On Sunday, the government formally gave its stamp of approval to the pavilion, which is projected to cost upward of NIS 55.3 million.
It also created the new post of Expo commissioner, as well as a steering committee headed by the Prime Minister’s Office deputy director-general Ronen Peretz and Foreign Ministry director-general Yuval Rotem.
Both the Prime Minister’s Office and the Foreign Ministry have worked to ensure that Israel’s participation in the event will put it on par with all other participants.
Israeli Expo 2020 commissioner Elazar Cohen spoke with reporters on Monday about Israel’s pavilion, designed by Knafo Klimor Architects, and showed them the promotional video that has already been created.
It will be Israel’s chance to showcase its technological innovations to the Arab world.

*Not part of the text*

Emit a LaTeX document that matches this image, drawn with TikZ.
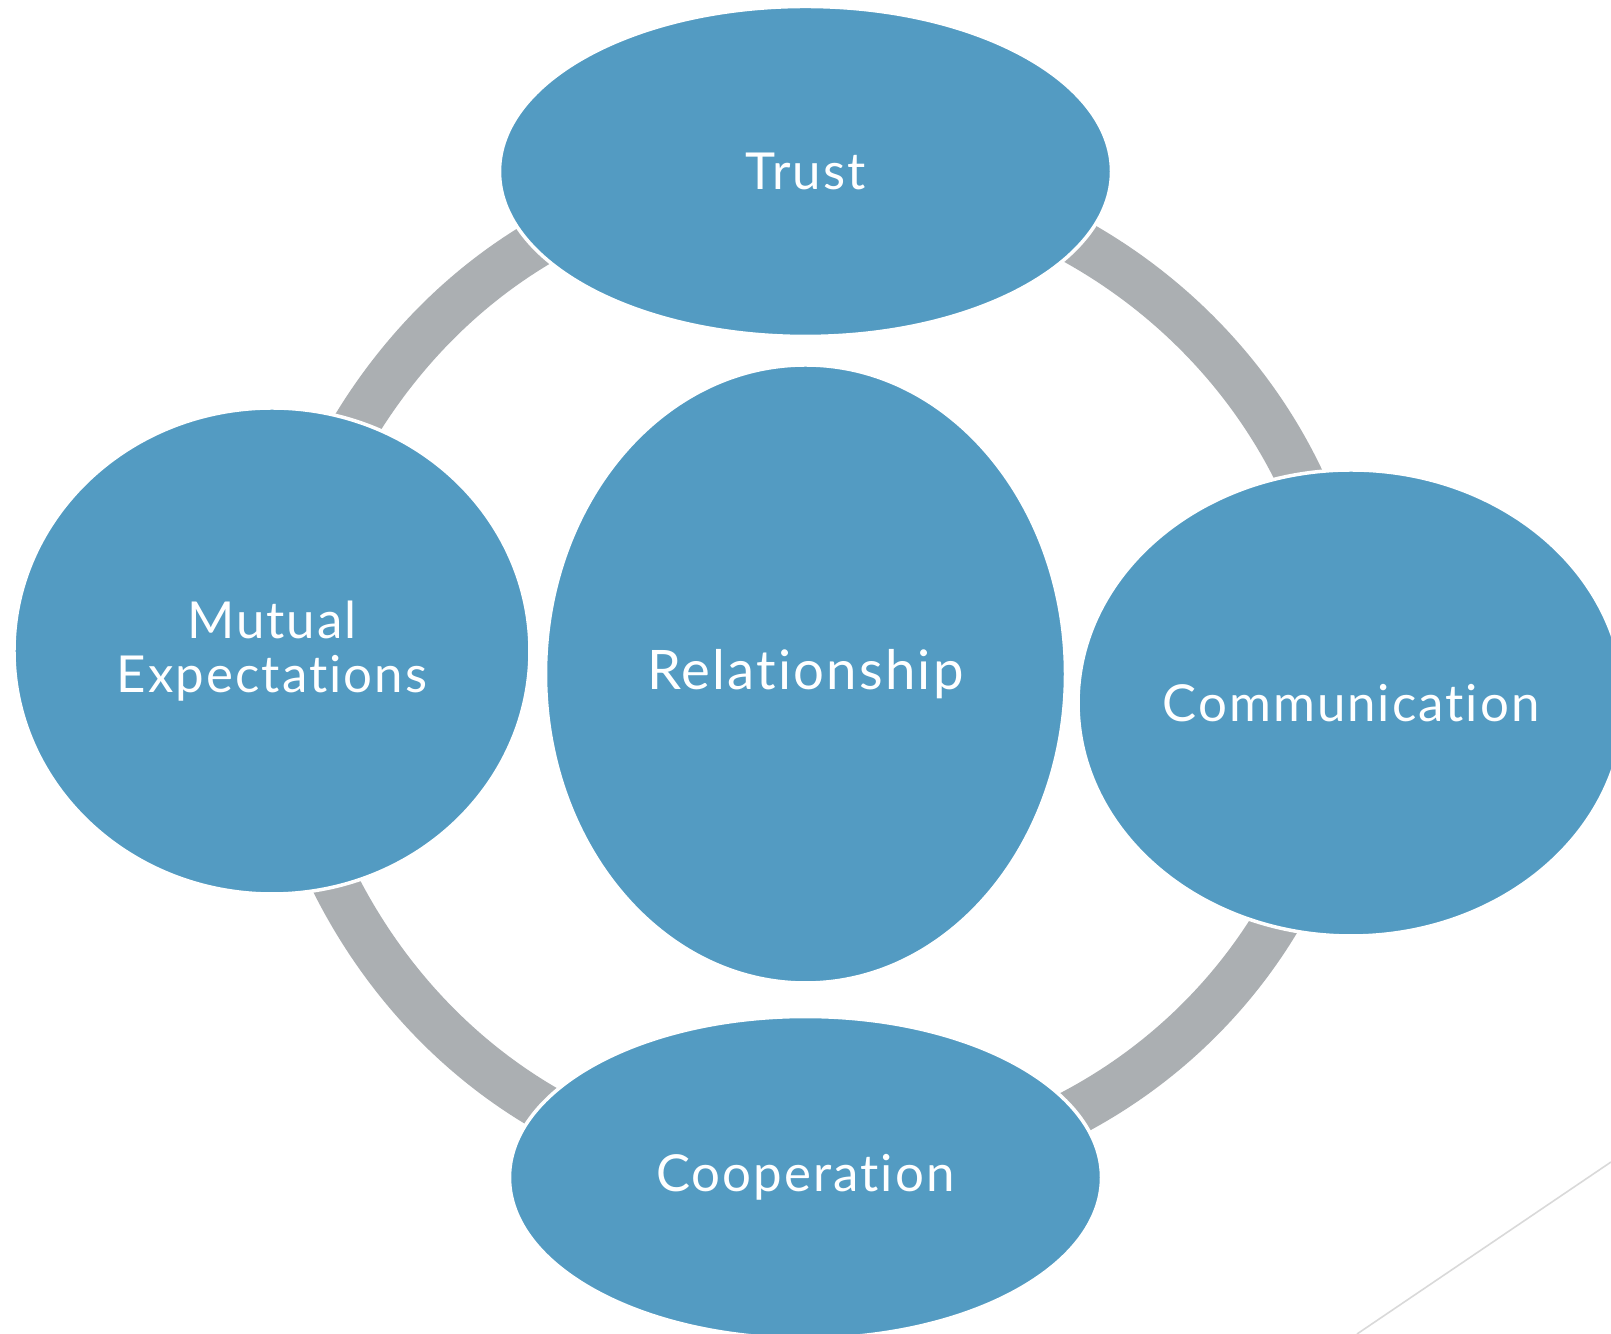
\documentclass[tikz,border=0pt]{standalone}
\usepackage{fontspec}
\usepackage{xcolor}
\usepackage{tikz}
\usetikzlibrary{shapes.geometric}
\usetikzlibrary{positioning}
\usetikzlibrary{backgrounds}
\newfontfamily\blobfont[LetterSpace=4, Ligatures=NoCommon]{Lato}
\definecolor{blobblue}{RGB}{83,155,194}
\definecolor{ringgray}{RGB}{171,175,178}
\definecolor{slidegray}{RGB}{217,217,217}

\begin{document}
\begin{tikzpicture}

                \def\n{.25cm}
                \def\s{.3cm}
                \def\w{.12cm}
                \def\e{.09cm}

                % Shared look of the five ellipses
                \tikzset{blob/.style={ellipse, fill=blobblue, draw=white,
                    line width=1pt, inner sep=0pt, text=white,
                    font=\blobfont\fontsize{14.5}{15.5}\selectfont,
                    align=center}}

                \useasboundingbox (0, 0) rectangle (16.11, 13.34);

                % Scope used for the ellipses, placed round the centre one
                \begin{scope}

                    \node[blob, minimum width=5.2cm, minimum height=6.18cm,
                    font=\blobfont\fontsize{15.5}{16.5}\selectfont]
                    (rel) at (8.055, 6.6) {Relationship};
                    \node[blob, minimum width=6.12cm, minimum height=3.3cm]
                    (trust) [above=\n of rel] {Trust};
                    \node[blob, minimum width=5.92cm, minimum height=3.22cm]
                    (coop) [below=\s of rel] {Cooperation};
                    \node[blob, minimum width=5.16cm, minimum height=4.86cm]
                    (mutual) [left=\w of rel, yshift=.23cm]
                    {Mutual\\Expectations};
                    \node[blob, minimum width=5.46cm, minimum height=4.66cm]
                    (comm) [right=\e of rel, yshift=-.29cm] {Communication};
                \end{scope}

                \begin{pgfonlayer}{background}
                    \fill[white] (0, 0) rectangle (16.11, 13.34);
                    \begin{scope}[ringgray, line width=.47cm]
                        \draw (trust.center) to[out=0, in=90] (comm.center);
                        \draw (comm.center) to[out=-97, in=0] (coop.center);
                        \draw (coop.center) to[out=180, in=-86] (mutual.center);
                        \draw (mutual.center) to[out=80, in=180] (trust.center);
                    \end{scope}
                \end{pgfonlayer}

                % thin line of the slide in the corner
                \draw[slidegray, line width=.45pt] (16.11, 1.72) -- (13.57, 0);

\end{tikzpicture}
\end{document}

The open pavilion will be bound by seven large, square, arched screened panels with changing and moving images.
“It will not have walls or a ceiling,” Cohen explained as he pointed to the screen. Visitors can walk up a large ramp, underneath which there is interactive exhibit space.
In the video advertising the pavilion, Israel states in English that “Our compass always points to tomorrow, for this is our time. You think it’s too good to be true. I tell you it’s damn too good to be false. It’s our future we are talking about. Tomorrow is waiting, and this is the way.”